When you're a precocious and promising 15-year-old on the Women's Tennis Association circuit, you take it for granted that -- as AC/DC so succintly put it -- it's a long way to the top if you wanna rock-&-roll.

So you'd expect qualifying losses to pile up while you're gaining experience.

However, you'd never expect one of those losses to vault you into your first championship.

 

It's rare, but that's how the latest sensation in women's tennis -- Coco Gauff -- made the most of a second chance to win her first WTA tournament.

Among other things, the lucky loser rule is an event's assurance of a full bracket after qualifying play.

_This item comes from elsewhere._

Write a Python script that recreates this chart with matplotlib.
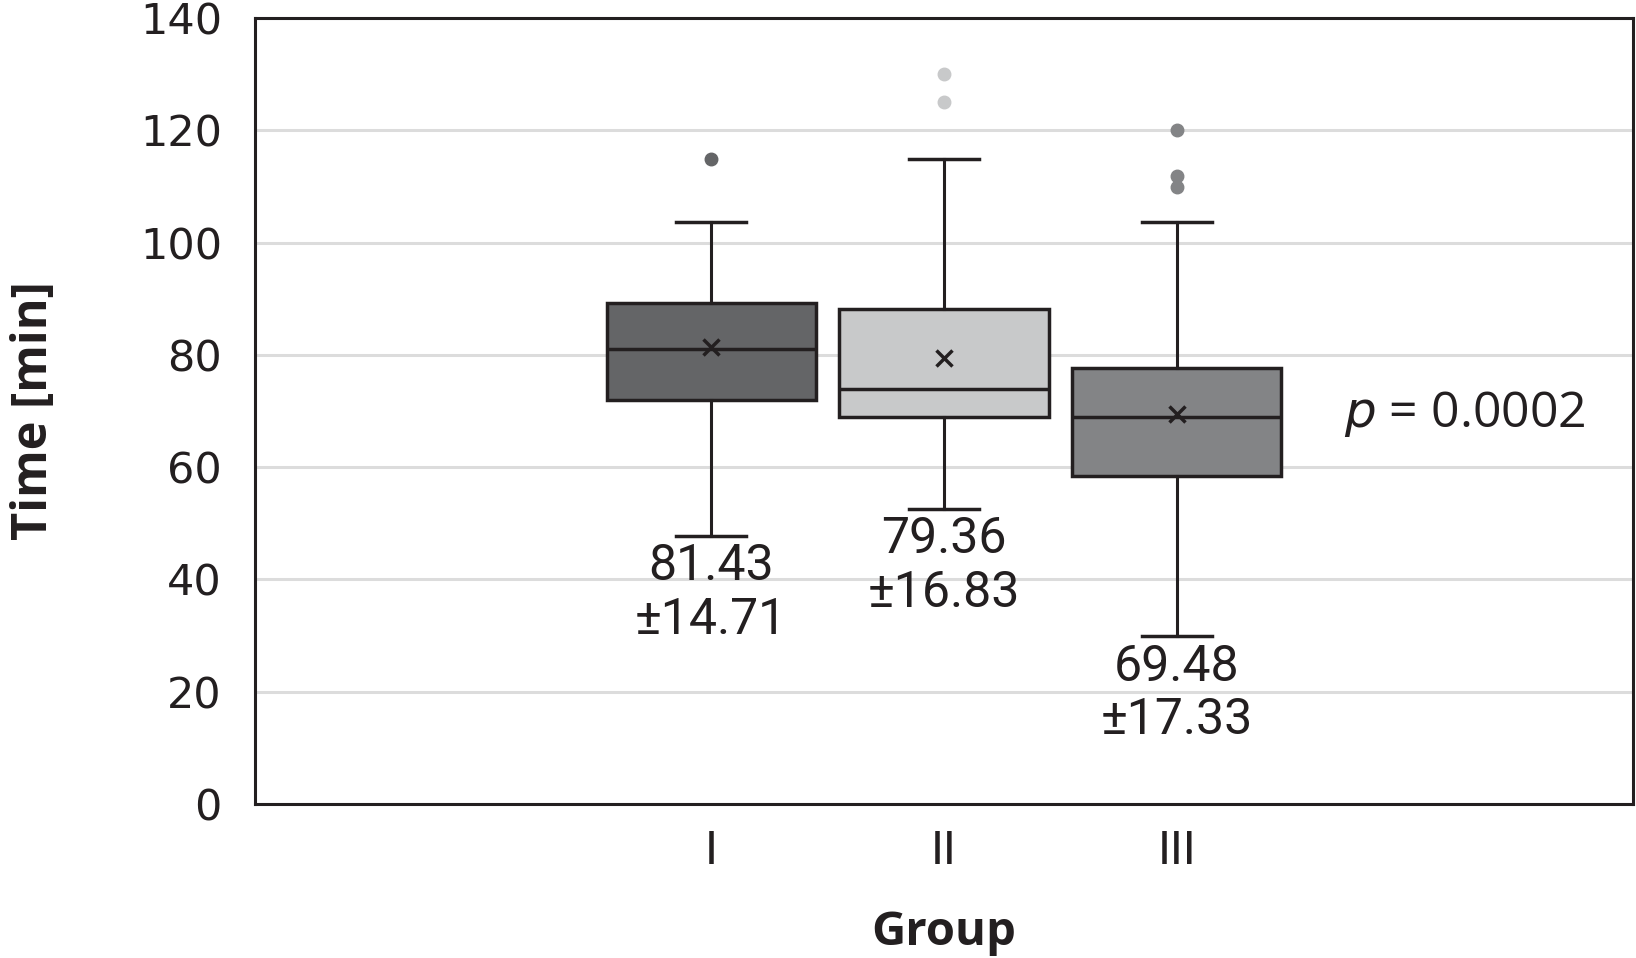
import numpy as np
import matplotlib.pyplot as plt

groups = ['I', 'II', 'III']
q1 = [71.9, 69.0, 58.4]
med = [81.0, 74.0, 69.0]
q3 = [89.2, 88.1, 77.7]
whislo = [47.8, 52.6, 29.9]
whishi = [103.7, 114.9, 103.7]
means = [81.43, 79.36, 69.48]
sds = [14.71, 16.83, 17.33]
outliers = [[114.9], [125.1, 130.1], [109.9, 111.9, 120.1]]
colors = ['#646567', '#c8c9ca', '#838486']

plt.rcParams['font.family'] = ['Roboto', 'DejaVu Sans']

fig = plt.figure(figsize=(16.36, 9.58), dpi=100)
ax = fig.add_axes([0.156, 0.161, 0.842, 0.82])

pos = np.arange(1, len(groups) + 1)
stats = []
for i in range(len(groups)):
    stats.append(dict(q1=q1[i], med=med[i], q3=q3[i], whislo=whislo[i],
                      whishi=whishi[i], mean=means[i], fliers=outliers[i]))

bp = ax.bxp(stats, positions=pos, widths=0.9, patch_artist=True, showmeans=True,
            boxprops=dict(linewidth=2.5, edgecolor='#231f20'),
            medianprops=dict(color='#231f20', linewidth=2.5),
            whiskerprops=dict(color='#231f20', linewidth=2.2),
            capprops=dict(color='#231f20', linewidth=2.5),
            meanprops=dict(marker='x', markeredgecolor='#231f20', markersize=12, markeredgewidth=2.5),
            capwidths=0.3, zorder=3)
for i, b in enumerate(bp['boxes']):
    b.set_facecolor(colors[i])
for i, f in enumerate(bp['fliers']):
    f.set_marker('o')
    f.set_markerfacecolor(colors[i])
    f.set_markeredgecolor(colors[i])
    f.set_markersize(9)

for i in range(len(groups)):
    ax.text(pos[i], whislo[i] - 1.2, f'{means[i]:.2f}\n±{sds[i]:.2f}', ha='center', va='top',
            fontsize=36, color='#231f20', linespacing=1.15)

ax.text(4.24, 69.5, r'$p$ = 0.0002', ha='center', va='center', fontsize=36, color='#231f20',
        family=['Open Sans', 'DejaVu Sans'])

ax.set_xlim(-0.96, 4.96)
ax.set_ylim(0, 140)
ax.set_yticks(np.arange(0, 141, 20))
ax.set_xticks(pos)
ax.set_xticklabels(groups)
ax.tick_params(axis='both', length=0, labelsize=31, colors='#231f20')
ax.tick_params(axis='y', pad=24)
ax.tick_params(axis='x', pad=18)
for lab in ax.get_yticklabels():
    lab.set_family(['DejaVu Sans'])
    lab.set_fontsize(31)
for lab in ax.get_xticklabels():
    lab.set_fontsize(34)
ax.yaxis.grid(True, color='#dcdcdc', linewidth=2.2)
ax.set_axisbelow(True)
for s in ax.spines.values():
    s.set_linewidth(2.2)
    s.set_color('#231f20')

ax.set_ylabel('Time [min]', fontsize=35, fontweight='bold', color='#231f20', labelpad=58,
              family=['Open Sans', 'DejaVu Sans'])
ax.set_xlabel('Group', fontsize=34, fontweight='bold', color='#231f20', labelpad=26,
              family=['Open Sans', 'DejaVu Sans'])

fig.savefig('out.png', dpi=100)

  • If a bracket spot opens due to injury or whatever, the tournament organizers follow WTA protocol to select a replacement;
  • The qualifying round loser's pool is profiled by their WTA ranking; and
  • The highest-ranked player gets the first shot at entering the bracket as a replacement.

 

Not to mention fair, as long as the ranking criteria has credibility.

Safe to say that tennis' system is levels higher than college football's, but that's another story for another section.

Meanwhile, the story in Linz at the Upper Austria Ladies Open was Gauff getting first dibs on being a lucky loser after dropping her second-round qualifying match.

 

The Florida native took advantage, wound up battling her way to the title match, and then defeated Jeļena Ostapenko -- 6-3, 1-6, 6-2 --  to claim what the odds seem to indicate will be her first of many WTA championships:

 

This makes Gauff the youngest player to win a WTA event since 2004 and the youngest American to do so since Jennifer Capriati triumphed in Toronto back in 1991.

The teenager made waves at 2019's final two Slams, but really, topping Venus Williams at No 44 was her most prestigious victory. When she met one of the current elites ...

She got routed.

 

Ostapenko is currently No 72 in the rankings, but along the way, Gauff notched a notable victory in the quarters by knocking off No 8 Kiki Bertens.

Add the confidence gained in actually holding a WTA trophy, and this stop in Austria should provide Gauff with an added boost in her drive to be the next Serena Williams.

Tall order. She's got time, though, and now a first championship as a major milestone along the way.